Publishing every AI-generated clip

Quality over quantity. One great clip performs better than five mediocre ones. Be selective.

Placing ads too frequently

More ads don't always mean more revenue if viewers leave. Find the balance between monetization and viewer experience.

Switching to members-only without warning

Surprise transitions frustrate viewers. Always announce the switch in advance and explain what members-only content will include.

What This Means for Your Content Strategy

YouTube's 2025 live streaming updates aren't just new features. They represent a shift in how the platform prioritizes live content.

The 30% of daily logged-in viewers watching live content in Q2 2025 (according to YouTube's blog) shows that live is now a core part of YouTube's ecosystem, not a side feature. The platform is investing in tools that make streaming easier and more profitable.

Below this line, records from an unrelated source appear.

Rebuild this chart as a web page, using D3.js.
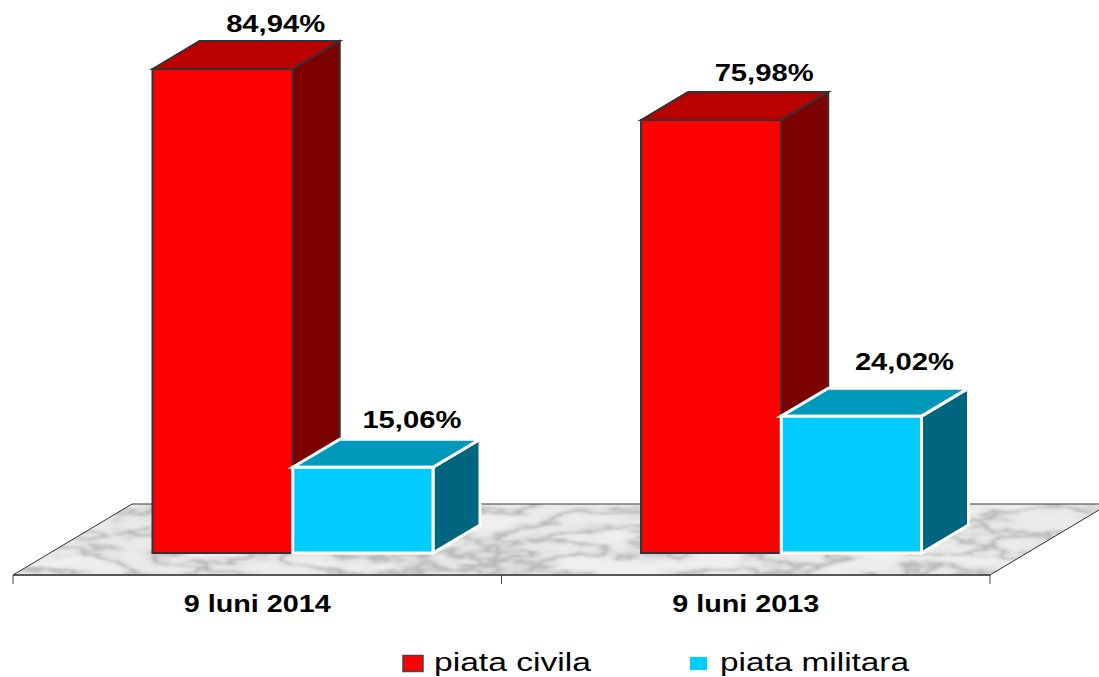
<!DOCTYPE html>
<html>
<head>
<meta charset="utf-8">
<title>piata civila / piata militara</title>
<script src="https://cdn.jsdelivr.net/npm/d3@7"></script>
<style>
  html, body { margin: 0; padding: 0; background: #fff; overflow: hidden; }
  svg { display: block; font-family: "Liberation Sans", Arial, sans-serif; }
</style>
</head>
<body>
<svg id="chart" width="1099" height="677"></svg>
<script>
// ── Data ──────────────────────────────────────────────────────────────────────
const categories = ["9 luni 2014", "9 luni 2013"];
const seriesNames = ["piata civila", "piata militara"];
const civilValues = [84.94, 75.98];
const militaryValues = [15.06, 24.02];

// ── Styles per series ─────────────────────────────────────────────────────────
const FRONT = ["#ff0000", "#00ccff"];
const TOP = ["#bb0000", "#0099bb"];
const SIDE = ["#7d0000", "#006680"];
const EDGE = ["#333333", "#ffffff"];
const EDGE_W = [2, 3];

// ── Scales ────────────────────────────────────────────────────────────────────
const DEPTH_X = 47, DEPTH_Y = 28;   // bar depth
const FLOOR_X = 119, FLOOR_Y = 71;  // floor depth
const BASE_Y = 553, AXIS_Y = 575;

const x = d3.scaleBand().domain(categories).range([13, 990]);
const inner = d3.scaleBand().domain(seriesNames).range([139.5, 420]);
const y = d3.scaleLinear().domain([0, 100]).range([BASE_Y, BASE_Y - 569.8]);

const fmt = d3.formatLocale({ decimal: ",", thousands: ".", grouping: [3], currency: ["", ""] }).format(".2f");
const poly = pts => pts.map(p => p.join(",")).join(" ");

const svg = d3.select("#chart");

// ── Marble floor ──────────────────────────────────────────────────────────────
const filter = svg.append("defs").append("filter")
  .attr("id", "marble").attr("x", 0).attr("y", 0).attr("width", 1).attr("height", 1)
  .attr("color-interpolation-filters", "sRGB");
filter.append("feTurbulence")
  .attr("type", "fractalNoise").attr("baseFrequency", "0.012 0.045")
  .attr("numOctaves", 4).attr("seed", 11).attr("result", "noise");
filter.append("feColorMatrix").attr("in", "noise").attr("type", "matrix")
  .attr("values", "1 0 0 0 0  1 0 0 0 0  1 0 0 0 0  0 0 0 0 1").attr("result", "gray");
const transfer = filter.append("feComponentTransfer").attr("in", "gray").attr("result", "veins");
["feFuncR", "feFuncG", "feFuncB"].forEach(fn =>
  transfer.append(fn).attr("type", "table")
    .attr("tableValues", "0.93 0.93 0.93 0.93 0.93 0.93 0.92 0.92 0.91 0.9 0.85 0.72 0.85 0.9 0.92 0.93 0.94 0.94 0.94 0.94 0.94 0.94 0.94 0.94"));
filter.append("feGaussianBlur").attr("in", "veins").attr("stdDeviation", 1.1).attr("result", "soft");
filter.append("feComposite").attr("in", "soft").attr("in2", "SourceAlpha").attr("operator", "in");

const floorPts = [[13, AXIS_Y], [13 + FLOOR_X, AXIS_Y - FLOOR_Y],
                  [990 + FLOOR_X, AXIS_Y - FLOOR_Y], [990, AXIS_Y]];
svg.append("polygon").attr("points", poly(floorPts))
  .attr("fill", "#000").attr("filter", "url(#marble)");
svg.append("polygon").attr("points", poly(floorPts))
  .attr("fill", "none").attr("stroke", "#333").attr("stroke-width", 1);

// ── Axis ──────────────────────────────────────────────────────────────────────
const axis = svg.append("g").attr("transform", `translate(0,${AXIS_Y})`);
axis.append("line").attr("x1", 13).attr("x2", 990).attr("stroke", "#444").attr("stroke-width", 1.5);
axis.selectAll("line.tick")
  .data([...categories.map(c => x(c)), 990])
  .join("line").attr("class", "tick")
  .attr("x1", d => d).attr("x2", d => d).attr("y1", 0).attr("y2", 9)
  .attr("stroke", "#444").attr("stroke-width", 1);
axis.selectAll("text")
  .data(categories)
  .join("text")
  .attr("x", d => x(d) + x.bandwidth() / 2).attr("y", 37)
  .attr("text-anchor", "middle").attr("font-weight", "bold").attr("font-size", 23)
  .attr("textLength", 147).attr("lengthAdjust", "spacingAndGlyphs")
  .attr("fill", "#000").text(d => d);

// ── Bars ──────────────────────────────────────────────────────────────────────
const values = [civilValues, militaryValues];
const bars = categories.flatMap((c, i) => seriesNames.map((s, k) => ({
  category: c, series: s, k, value: values[k][i],
})));

const bar = svg.selectAll("g.bar").data(bars).join("g").attr("class", "bar")
  .attr("stroke-linejoin", "miter");

bar.each(function (d) {
  const g = d3.select(this);
  const x0 = x(d.category) + inner(d.series), x1 = x0 + inner.bandwidth();
  const top = y(d.value);
  const face = (pts, fill) => g.append("polygon").attr("points", poly(pts)).attr("fill", fill)
    .attr("stroke", EDGE[d.k]).attr("stroke-width", EDGE_W[d.k]);

  face([[x1, top], [x1 + DEPTH_X, top - DEPTH_Y], [x1 + DEPTH_X, BASE_Y - DEPTH_Y], [x1, BASE_Y]], SIDE[d.k]);
  face([[x0, top], [x0 + DEPTH_X, top - DEPTH_Y], [x1 + DEPTH_X, top - DEPTH_Y], [x1, top]], TOP[d.k]);
  face([[x0, top], [x1, top], [x1, BASE_Y], [x0, BASE_Y]], FRONT[d.k]);
});

// ── Value labels ──────────────────────────────────────────────────────────────
// labels were hand placed in the original, so nudge each one: [dx, dy]
const labelNudge = { "84.94": [0, -37], "75.98": [0, -39], "15.06": [-4, -39], "24.02": [0, -46] };
svg.selectAll("text.value").data(bars).join("text").attr("class", "value")
  .attr("x", d => x(d.category) + inner(d.series) + inner.bandwidth() / 2 + 53 + labelNudge[d.value][0])
  .attr("y", d => y(d.value) + labelNudge[d.value][1])
  .attr("text-anchor", "middle").attr("font-weight", "bold").attr("font-size", 24)
  .attr("textLength", 99).attr("lengthAdjust", "spacingAndGlyphs")
  .attr("fill", "#000").text(d => fmt(d.value) + "%");

// ── Legend ────────────────────────────────────────────────────────────────────
const legendX = d3.scaleOrdinal().domain(seriesNames).range([403, 690]);
const legendW = d3.scaleOrdinal().domain(seriesNames).range([157, 189]);
const legend = svg.selectAll("g.legend").data(seriesNames).join("g").attr("class", "legend")
  .attr("transform", d => `translate(${legendX(d)},0)`);
legend.append("rect")
  .attr("x", 0).attr("y", (d, k) => k ? 657 : 655.5)
  .attr("width", (d, k) => k ? 17 : 20).attr("height", (d, k) => k ? 13 : 16)
  .attr("fill", (d, k) => FRONT[k])
  .attr("stroke", (d, k) => k ? "none" : "#444").attr("stroke-width", 1.5);
legend.append("text")
  .attr("x", (d, k) => k ? 30 : 31).attr("y", 671)
  .attr("font-size", 25).attr("fill", "#000")
  .attr("textLength", d => legendW(d)).attr("lengthAdjust", "spacingAndGlyphs")
  .text(d => d);
</script>
</body>
</html>
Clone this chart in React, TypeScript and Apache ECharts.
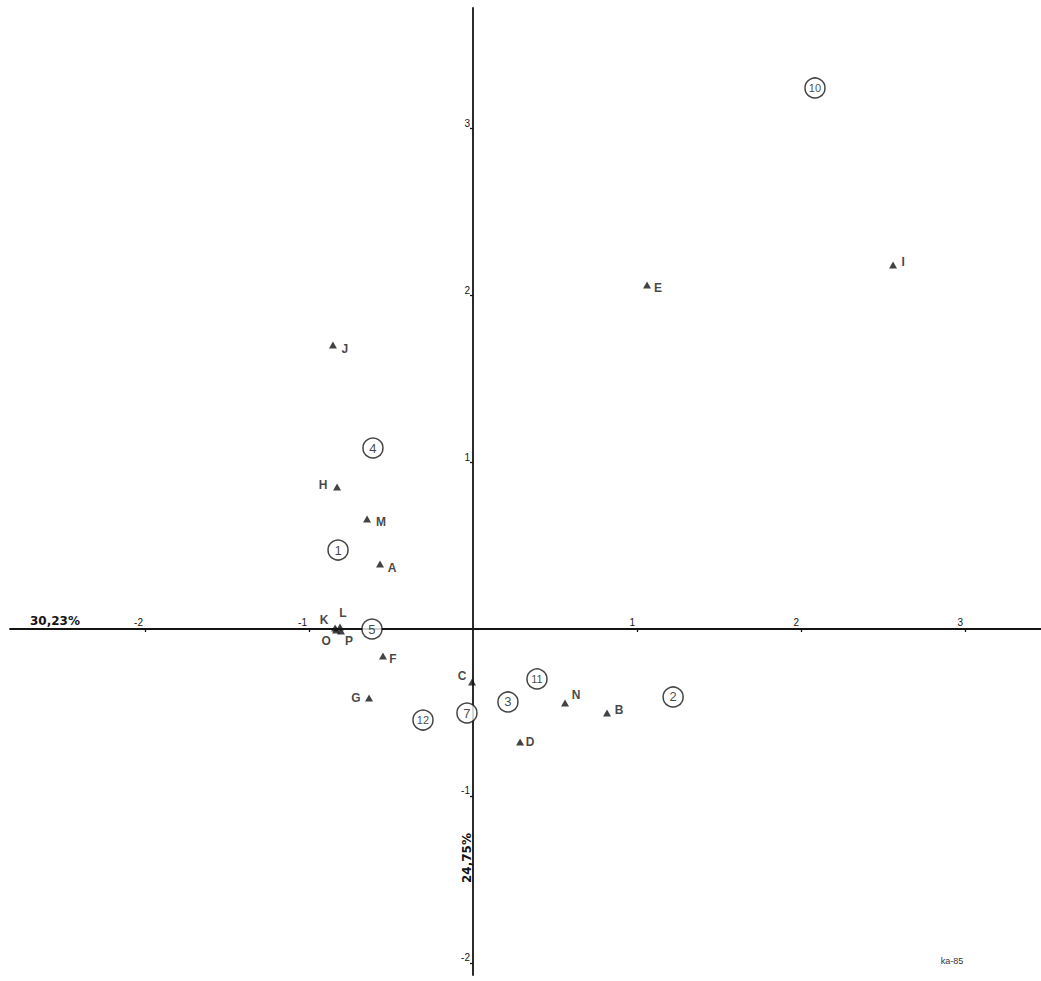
import React, { useEffect, useRef } from "react";
import * as echarts from "echarts";

// Row points (triangles)
const rowLabels = ["A", "B", "C", "D", "E", "F", "G", "H", "I", "J", "K", "L", "M", "N", "O", "P"];
const rowX = [-0.567, 0.817, -0.006, 0.287, 1.061, -0.549, -0.634, -0.829, 2.561, -0.854, -0.841, -0.811, -0.646, 0.561, -0.835, -0.805];
const rowY = [0.389, -0.503, -0.317, -0.677, 2.06, -0.162, -0.413, 0.85, 2.18, 1.701, 0.006, 0.012, 0.659, -0.443, -0.006, -0.012];

// Column points (circled numbers)
const colLabels = ["1", "2", "3", "4", "5", "7", "10", "11", "12"];
const colX = [-0.823, 1.22, 0.213, -0.61, -0.616, -0.037, 2.085, 0.39, -0.305];
const colY = [0.473, -0.407, -0.437, 1.084, 0.0, -0.503, 3.24, -0.299, -0.545];

// Axis ticks
const xTicks = [-2, -1, 1, 2, 3];
const yTicks = [-2, -1, 1, 2, 3];
const xRange = [-2.823, 3.463];
const yRange = [-2.072, 3.719];

const xAxisTitle = "30,23%";
const yAxisTitle = "24,75%";
const noteText = "ka-85";

// label placement (style)
const labelOffsets: Record<string, [number, number]> = {
  A: [12, 4],
  B: [12, -3],
  C: [-10, -6],
  D: [10, 0],
  E: [11, 3],
  F: [10, 3],
  G: [-13, 0],
  H: [-14, -2],
  I: [10, -3],
  J: [12, 4],
  K: [-11, -8],
  L: [3, -14],
  M: [14, 3],
  N: [11, -8],
  O: [-10, 11],
  P: [8, 10],
};

const INK = "#141414";
const FONT = "'Liberation Sans', Arial, sans-serif";
const W = 1041;
const H = 981;
const GRID = { left: 10, right: 0, top: 8, bottom: 6 };

const tickFormatter = (ticks: number[]) => (v: number) => {
  const r = Math.round(v);
  return Math.abs(v - r) < 1e-6 && ticks.indexOf(r) >= 0 ? String(r) : "";
};

export default function App() {
  const ref = useRef<HTMLDivElement>(null);
  useEffect(() => {
    if (!ref.current) return;
    const chart = echarts.init(ref.current, null, { renderer: "svg" });
    chart.setOption({
      animation: false,
      backgroundColor: "#ffffff",
      grid: { ...GRID, containLabel: false, outerBoundsMode: "none" },
      xAxis: {
        type: "value",
        min: xRange[0],
        max: xRange[1],
        position: "bottom",
        axisLine: { onZero: false, lineStyle: { color: INK, width: 1.8 } },
        axisTick: { show: true, customValues: xTicks, length: 3, lineStyle: { color: INK, width: 1.3 } },
        axisLabel: {
          inside: true,
          showMinLabel: false,
          showMaxLabel: false,
          formatter: tickFormatter(xTicks),
          align: "right",
          margin: 2,
          padding: [0, 2, 0, 0],
          fontSize: 10,
          fontFamily: FONT,
          color: INK,
        },
        splitLine: { show: false },
      },
      yAxis: {
        type: "value",
        min: yRange[0],
        max: yRange[1],
        position: "left",
        axisLine: { onZero: false, lineStyle: { color: INK, width: 1.8 } },
        axisTick: { show: true, customValues: yTicks, length: 3, lineStyle: { color: INK, width: 1.3 } },
        axisLabel: {
          showMinLabel: false,
          showMaxLabel: false,
          formatter: tickFormatter(yTicks),
          verticalAlign: "bottom",
          margin: 3,
          fontSize: 10,
          fontFamily: FONT,
          color: INK,
        },
        splitLine: { show: false },
      },
      series: [
        {
          type: "scatter",
          z: 3,
          symbol: "triangle",
          symbolSize: [8, 7],
          itemStyle: { color: INK },
          emphasis: { disabled: true },
          label: {
            show: true,
            position: "inside",
            formatter: "{b}",
            color: INK,
            fontSize: 12,
            fontWeight: "bold",
            fontFamily: FONT,
          },
          data: rowLabels.map((n, i) => ({
            name: n,
            value: [rowX[i], rowY[i]],
            label: { offset: labelOffsets[n], color: INK },
          })),
        },
        {
          type: "scatter",
          z: 4,
          symbol: "circle",
          symbolSize: 20,
          itemStyle: { color: "#ffffff", borderColor: INK, borderWidth: 1.5 },
          emphasis: { disabled: true },
          label: {
            show: true,
            position: "inside",
            formatter: "{b}",
            color: INK,
            fontSize: 13,
            fontFamily: FONT,
          },
          data: colLabels.map((n, i) => ({
            name: n,
            value: [colX[i], colY[i]],
            label: n.length > 1 ? { fontSize: 11, color: INK } : { color: INK },
          })),
        },
      ],
      graphic: [
        {
          type: "text",
          x: 55,
          y: 621,
          style: {
            text: xAxisTitle,
            fill: INK,
            font: "bold 12px 'DejaVu Sans', sans-serif",
            align: "center",
            verticalAlign: "middle",
          },
        },
        {
          type: "text",
          x: 467,
          y: 858,
          rotation: Math.PI / 2,
          style: {
            text: yAxisTitle,
            fill: INK,
            font: "bold 12px 'DejaVu Sans', sans-serif",
            align: "center",
            verticalAlign: "middle",
          },
        },
        {
          type: "text",
          x: 952,
          y: 961,
          style: {
            text: noteText,
            fill: "#333",
            font: "9px 'Liberation Sans', sans-serif",
            align: "center",
            verticalAlign: "middle",
          },
        },
      ],
    });
    // Move both axes to cross at the origin, using the library's own scales.
    const zero = chart.convertToPixel({ gridIndex: 0 }, [0, 0]) as number[];
    if (zero && isFinite(zero[0]) && isFinite(zero[1])) {
      chart.setOption({
        xAxis: { offset: zero[1] - (H - GRID.bottom) },
        yAxis: { offset: GRID.left - zero[0] },
      });
    }
    return () => chart.dispose();
  }, []);
  return (
    <div
      ref={ref}
      style={{ position: "absolute", left: 0, top: 0, width: W, height: H }}
    />
  );
}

Dual-format streaming acknowledges that audiences are fragmented across devices and viewing contexts. You can't just optimize for desktop anymore. Vertical matters.

Practice Mode lowers the barrier to entry. New creators who were intimidated by the technical complexity now have a safe space to learn.

Playables gives creators who don't play AAA games or don't have gaming PCs a way into the gaming/streaming space.

AI-generated clips solve the time problem. Creators who couldn't afford to hire editors or spend hours making Shorts now get them automatically.

Side-by-side ads make monetization less disruptive, which keeps viewers watching longer, which increases revenue.

If you've been waiting for the right time to start streaming or to take your streams more seriously, this is it. The tools are better, the audience is bigger, and the platform is actively supporting live creators.

Set up Practice Mode this week. Test dual-format streaming. Try a Playables stream even if you've never streamed games before. Review your AI-generated clips and publish the best ones. Enable side-by-side ads if you're eligible.

YouTube just made live streaming significantly easier and more profitable. The creators who adopt these features early will build audiences before the platform gets crowded with everyone else figuring it out.